Numetrics’ approach is inherently different from, but complementary to, bottom-up planning. Like top-down design, which enables IC development teams to design circuits at a high level of abstraction, such as RTL (Register Transfer Level), Numetrics’ Project Plan Synthesis technology uses a fact-based approach from the top down to estimate project staffing requirements and development cycle time. It models the IC development cycle as a stochastic process, in which estimates of resources and schedules are based on the project’s complexity.
Engineering managers provide a high-level description of the project that characterizes the chip’s design complexity. The synthesis engine decomposes this information to generate accurate, statistically-based, estimates of the time and effort the average team in the industry would require, from concept phase to release-to-production, to design that chip.
Modeling IC Development as a Stochastic Process
A good example of IC development’s stochastic nature is the additional time and effort triggered by:
- Unanticipated spec changes
- Library characterization & manufacturing process flaws
- EDA software bugs
- IP quality levels
- Logic design errors and other unpredictable events.
All of this is built into the model, as all projects have unpredictable things happen to them, but treating the development cycle as a stochastic process and therefore modeling its randomness, is the cornerstone for achieving good schedule predictability.
Although it’s impossible to know for sure which random events will occur or their individual impact, it is a foregone conclusion that almost every project will experience a certain number of them that will cause schedule slip. The project modeling challenge is similar to modeling manufacturing yield–process manufacturing specialists compute and plot the probability of a random defect on a die of a certain size, even though neither the particular defect nor its occurrence on a specific wafer or die is known. However, one of the key things specialists know is die size, and from this and other statistical data, process experts can accurately predict the number of good vs. bad die on a wafer.
Improving Productivity
Numetrics synthesis solution uses similar approach, except instead of using die size to predict yield, the model uses design complexity to predict project effort and duration. The model analyzes the technical characteristics of the design and calculates complexity, which is expressed as industry norm effort.
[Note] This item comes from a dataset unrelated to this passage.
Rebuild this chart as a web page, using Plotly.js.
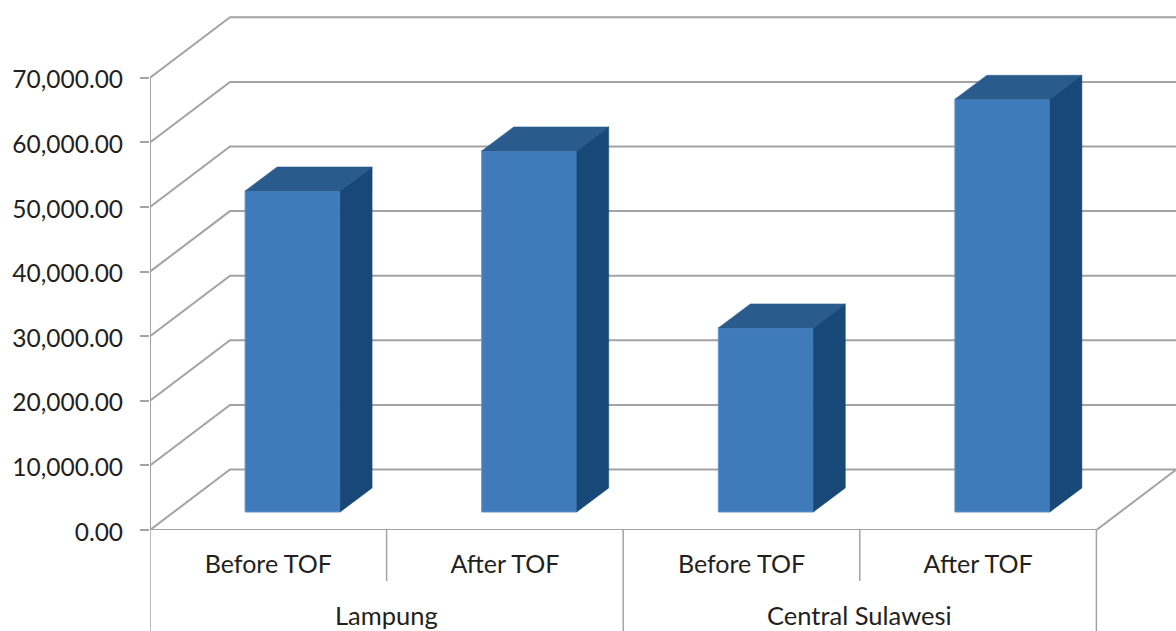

What makes this possible is Numetrics’ Industry Database of more than 1,600 IC projects, which calibrates the complexity calculation algorithms. In the absence of a large database, developing a reliable stochastic model is nearly impossible. The industry database coupled with Numetrics’ modeling expertise is what makes the solution unique.
With Numetrics’ solution, engineering managers quickly determine the industry norm effort for the particular chip design undergoing planning. This provides an excellent starting point for generating a reliable staffing plan and schedule. The industry norm effort is the amount of effort the average development team in the industry would spend on the project, from concept to release-to-production. The manager then adjusts the industry norm estimate to reflect the specifics of his or her particular project and team. The amount of adjustment is based on the manager’s specific knowledge of the development team and a few benchmarks of prior performance. This yields a precise estimate of the effort the particular team will need to expend on the project.
This type of reality-based estimate is defined by the execution performance achieved on prior projects having similar characteristics. Numetrics’ fact-based approach can be reliably applied earlier in the process than bottom-up planning and with little effort, to help guide product direction and make better choices.

The Industry Database calibrates Numetrics’ proprietary IC design complexity normalization engine and estimation models and is the kernel of the NMX-ERP software suite. The patented complexity calculation engine is unique in the industry. Leveraging the Database, the models accurately estimate the amount of effort and time required to develop an IC, from concept to volume production. The models drive Numetrics’ risk analysis and project planning tools, which have been applied to over 500 production IC projects and provide semiconductor development organizations with unprecedented schedule reliability and predictability.